«Рекомендовать» рыцаря могли на основании измены, убийства, оставления собрата по оружию на поле боя, похищения женщины или насилия над ней, нарушения данного слова, ростовщичества, мезальянса (неравного брака) и покушения на честь дам злословием о них. Первые пять считались непростительными и обвиняемого в них осыпали насмешками и бранью и били все рыцари и оруженосцы до тех пор, пока он не соглашался отдать лошадь, что приравнивалось к признанию собственной вины. Тогда слуги обрезали подпруги его седла и сажали «рекомендованного» вместе с седлом верхом на барьер, где он и должен был просидеть до конца турнира (рис. 14). Лошадь же отдавали трубачам и менестрелям. Дворян, замеченных в мезальянсе, наказывали не столь строго. Их также били до тех пор, пока они не согласятся отдать коня, но коня не отбирали. В течение турнира такой рыцарь, оставаясь на коне, должен был находиться в пространстве между барьерами под охраной герольда. Там он сдавал все свое оружие. На барьер его могли посадить только в том случае, если он пытался вырваться на свободу. Освободить рыцаря от наказания за неравный брак мог только один из предводителей турнира, коснувшись его турнирным мечом или палицей. Такого рыцаря уже нельзя было снова «рекомендовать» на том же основании, после чего он мог взять себе новую гербовую фигуру и дополнить герб новыми элементами. Рыцарей, которые злословили о дамах, били до тех пор, пока они громко, в полный голос не просили у дам пощады и обещали впредь никогда не отзываться о них дурно. Любое из этих
наказаний считалось правомерным лишь после разбирательства и вынесения соответствующего решения судьями.

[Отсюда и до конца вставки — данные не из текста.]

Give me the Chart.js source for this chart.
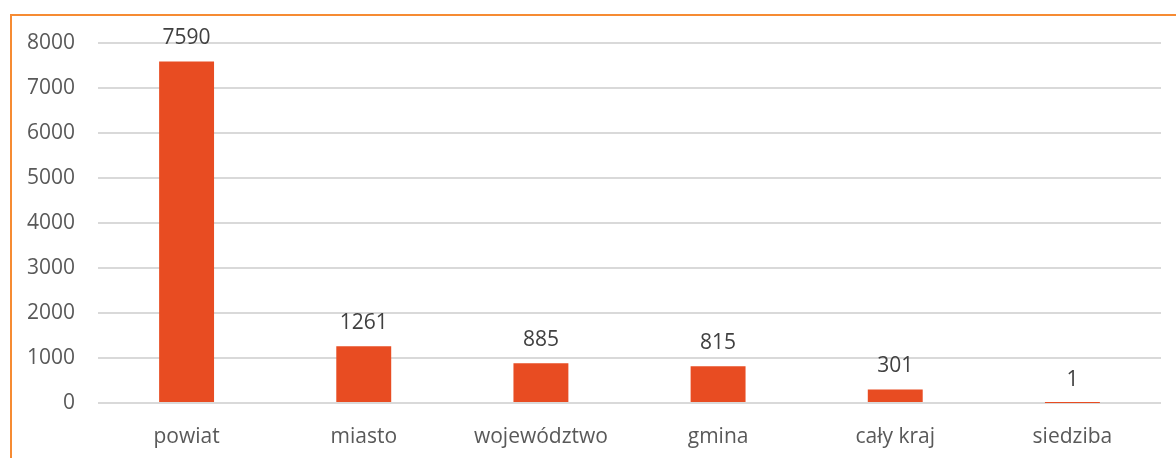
<!DOCTYPE html>
<html>
<head>
<meta charset="utf-8">
<script src="https://cdn.jsdelivr.net/npm/chart.js@4"></script>
<style>
  html, body { margin: 0; padding: 0; background: #fff; }
  #wrap { position: relative; width: 1176px; height: 458px; overflow: hidden; }
  #frame { position: absolute; left: 10px; top: 14px; width: 1300px; height: 600px; border: 2px solid #F68B33; box-sizing: border-box; }
  canvas { position: absolute; left: 0; top: 0; }
</style>
</head>
<body>
<div id="wrap">
  <div id="frame"></div>
  <canvas id="chart" width="1176" height="458"></canvas>
</div>
<script>
// Data
const categories = ['powiat', 'miasto', 'województwo', 'gmina', 'cały kraj', 'siedziba'];
const counts = [7590, 1261, 885, 815, 301, 1];
const yTicks = [0, 1000, 2000, 3000, 4000, 5000, 6000, 7000, 8000];

const FONT = '"Open Sans", sans-serif';

// Draw value labels above each bar
const valueLabels = {
    id: 'valueLabels',
    afterDatasetsDraw(chart) {
        const ctx = chart.ctx;
        const meta = chart.getDatasetMeta(0);
        ctx.save();
        ctx.fillStyle = '#404040';
        ctx.font = '21px ' + FONT;
        ctx.textAlign = 'center';
        ctx.textBaseline = 'middle';
        meta.data.forEach((bar, i) => {
            ctx.fillText(String(counts[i]), bar.x, bar.y - 23);
        });
        ctx.restore();
    }
};

const ctx = document.getElementById('chart').getContext('2d');
new Chart(ctx, {
    type: 'bar',
    data: {
        labels: categories,
        datasets: [{
            data: counts,
            backgroundColor: '#E84C22',
            borderWidth: 0,
            barPercentage: 0.62,
            categoryPercentage: 0.5
        }]
    },
    options: {
        responsive: false,
        animation: false,
        layout: { padding: { top: 43, right: 15, left: 0, bottom: 0 } },
        plugins: { legend: { display: false }, tooltip: { enabled: false } },
        scales: {
            x: {
                grid: { display: false, drawTicks: false },
                border: { display: false },
                ticks: { color: '#595959', font: { family: FONT, size: 21 }, padding: 21 },
                afterFit: s => { s.height = 55; }
            },
            y: {
                min: 0,
                max: 8000,
                afterBuildTicks: s => { s.ticks = yTicks.map(v => ({ value: v })); },
                grid: { color: '#D9D9D9', lineWidth: 2, drawTicks: false },
                border: { display: false },
                ticks: {
                    color: '#595959',
                    font: { family: FONT, size: 21 },
                    padding: 23,
                    callback: v => String(v)
                },
                afterFit: s => { s.width = 98; }
            }
        }
    },
    plugins: [valueLabels]
});
</script>
</body>
</html>
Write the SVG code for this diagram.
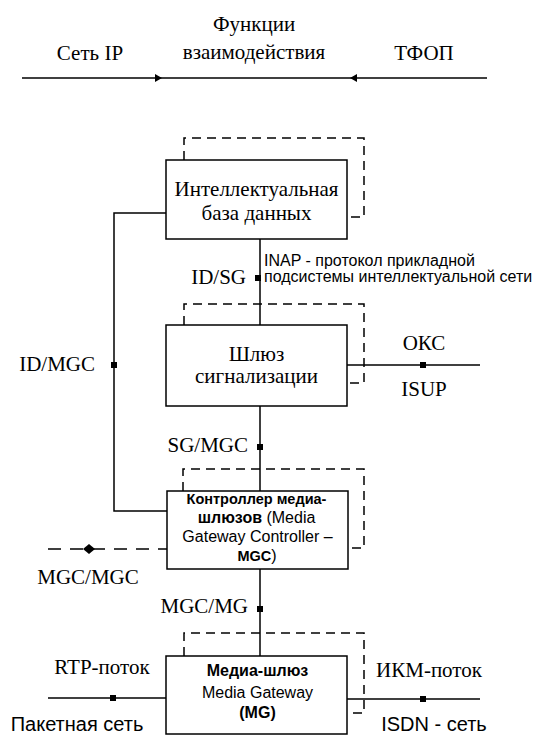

После церемонии в монастыре шлемы и знамена возвращались их владельцам, а вечер посвящался танцам.
На следующий день в полдень все участники должны были явиться на ристалище невооруженными (разрешалось иметь только жезлы) в сопровождении знаменосцев со свернутыми знаменами. Первой на ристалище появлялась партия рыцарей зачинщика.
Некоторое время они гарцевали на конях, затем гербовый король громко зачитывал им правила турниров и призывал поклясться их исполнить. Рыцари поднимали правую руку и отвечали возгласом одобрения: «О-эй! О-эй!» Затем подобным образом к присяге приводили партию рыцарей защитника.
Вечер, как и в предыдущие дни, завершался танцами, после которых судьи выбирали двух самых красивых и благородных дам и, взяв их под руки, в сопровождении гербового короля и персе-вантов обходили с ними зал церемонии. Один из персевантов нес длинную белую вуаль, расшитую золотыми блестками
За полчаса до начала турнира (обычно он начинался в полдень) на ристалище появлялись дамы и занимали места на трибунах. Затем верхом прибывали судьи, гербовый король и почетный рыцарь, впереди которых двигались трубачи. Оставаясь на конях, они проверяли все ли в порядке: правильно ли натянуты канаты, на месте ли рубщики канатов и пр. После этого почетный рыцарь на боевом коне въезжал на поле между канатами и останавливался. Судьи снимали с него шлем и передавали его гербовому королю, который относил шлем на дамскую трибуну. Далее на трибунах занимали свои места судьи и гербовый король.
К десяти часам утра участники турнира должны были уже позавтракать. Около двух часов длилось облачение в турнирное снаряжение. В одиннадцать часов герольды и персеванты объезжали постоялые дворы, где остановились рыцари, крича: «Оставляйте шлемы, оставляйте шлемы, сеньоры рыцари и оруженосцы! Оставляйте шлемы, разворачивайте знамена и ступайте за знаменем вашего предводителя!» Затем каждый участник турнира в сопровождении своих людей медленно направлялся к апартаментам своего сеньора-предводителя. Для того чтобы турнир не перерастал в групповое побоище, количество конных слуг строго регламентировалось. Так, принц мог привести с собой четырех, граф — трех, рыцарь — двух, а оруженосец — одного конного слугу. Число пеших слуг не ограничивалось. Позади рыцаря или оруженосца, держась строго в хвост коню хозяина, на хорошей лошади ехал знаменосец, облаченный в доспехи, наручи, поножи, перчатки, шлем или железную шляпу и накидку с гербом сеньора. Дурным знаком и страшной провинностью для знаменосца считалось выронить знамя.